Title: Re: Police State - Official Thread
Post by: Soul Crusher on December 30, 2011, 08:54:01 AM
Wake deputy kills dog while searching for runaway teen (another 'isolated incident')
WRAL (Raleigh-Durham) ^ | December 29, 2011 | Beau Minnick




A Wake County sheriff’s deputy shot and killed a couple’s 3-year-old dog Wednesday night while searching for a runaway teenager.

John and Linda Super say two deputies came to their home on King Circle, looking for a 15-year-old neighbor who had run away and had often spent time with them.
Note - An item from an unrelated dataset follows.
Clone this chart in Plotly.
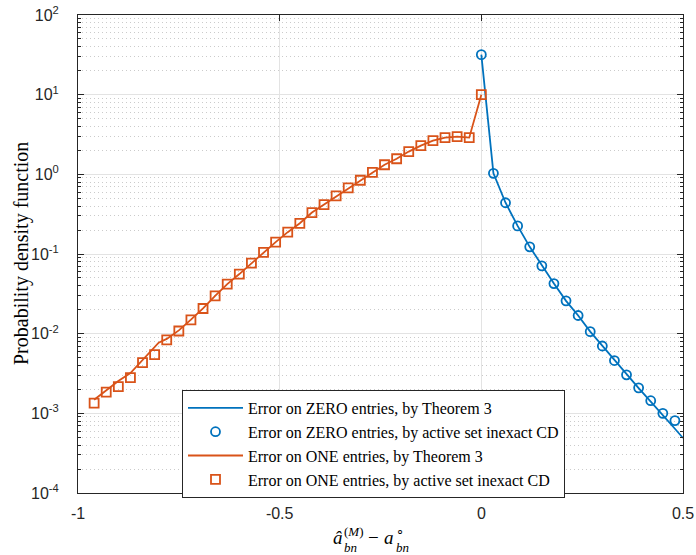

One of the couple’s dogs, Elvis, forced his way out the front door and ran outside as the couple talked to the deputies, they said. One of the deputies shot Elvis twice, including once in the back of the head, killing him, according to the Supers.

“All we’ve got is a dead dog and a lot of questions that need answers,” Linda Super said. “(Elvis) came running out, never bothered a soul, never opened his mouth, never woofed or nothing when he came out the door.”

Wake County Sheriff Donnie Harrison said the deputy, Roderick Belfield, said the dog was barking and running towards him. Belfield will not be punished for shooting the dog.

--SNIP--

Harrison said he is investigating whether Belfield or the other deputy, Kenneth Edward Kay, used profanity while subduing John Super, who was upset after the shooting. John Super says the deputies were rough with him.

One of the runaway teen's guardians said Elvis was "vicious" and had lunged for the deputy, something the Supers dispute

“(Elvis) was my fourth child,” Linda Super said. “He was like the center of our lives.”